Adventures in Supergluing

Bugger.

The Houseguest has only been away on vacation for a little over half a day, and I’ve already superglued my hands together.

This doesn’t bode well for the next three weeks as I rely on her in case when I do something dumb.

Too bad the Houseguest isn’t a nail polish kind of girl. I knew it was hopeless, but I checked her room for nail polish remover but came up empty. As this isn’t the first time I’ve superglued body parts together, you’d think I’d have my own bottle of nail polish remover by now. So, I had to do it the hard way. I’ve seen some gnarly and bloody pictures of hands, post superglue adhesion, but luckily, the bonded area on mine wasn’t large. Ever so slowly (and painfully), I was able to slowly work my hands apart. They are a bit tender but are no longer conjoined.
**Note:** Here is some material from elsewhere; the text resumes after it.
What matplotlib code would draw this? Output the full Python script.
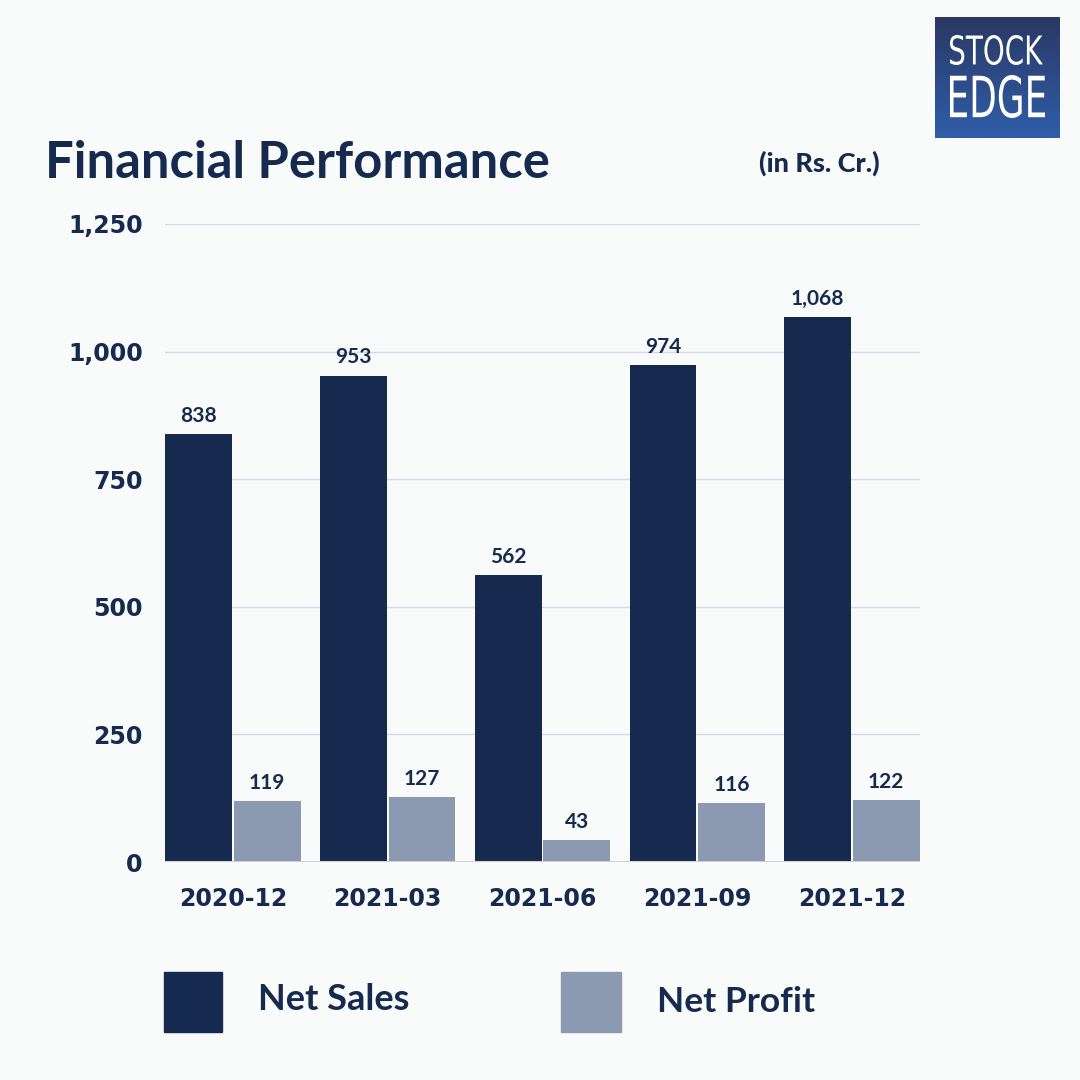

My friend Tiffany recently mentioned I need a Life Call button that elderly people use to call for help when they’ve fallen and can’t get up. Probably a good idea, but I’m going to pass for now.

In theory, I guess I could call my friends, but most of them are bastards. We all know I’d end up on Youtube with glued-together hands. Plus, it’s kind of difficult to dial a phone when you’ve welded your hands together with cyanoacrylate. Trust me, I know from first-hand experience. When I stuck my hands together in the early 1990s, I had a hell of a time dialing my roommate at work from a landline to ask where her nail polish remover was. She laughed and laughed and left me holding while she told the other girls in the office.

Anyway, not that anyone has probably noticed, but I’ve been missing in action for the past few weeks. I’ve been worried about this. Returning to the 9-to-5 grind has short-circuited my blogging. I haven’t even been visiting my favorite blogs (sorry guys, I mean to catch up). In my defense, I have started a couple of blog posts — I just haven’t finished them. There is my long-delayed post about strippers. And I started one about my on-again-off-again feud with Starbucks (technically, I don’t know if I can classify it as a feud since it’s one-sided and they don’t know anything about it — but I’ll cross that bridge later).

So, I thought this might be as good as time as any to post a short blurb as proof of life. I’ll try to post something else soon.

Considering my misadventure, I should probably advise work to send the police around to do a welfare check if I don’t show up one day because I’ve probably superglued myself to something. And they should tell them to bring some nail polish remover.

P.S. In case you’re wondering, the photo isn’t of my hand.

P.P.S. The Houseguest read the blog and checked in by text–apparently, she does have nail polish remover under the sink. Who knew?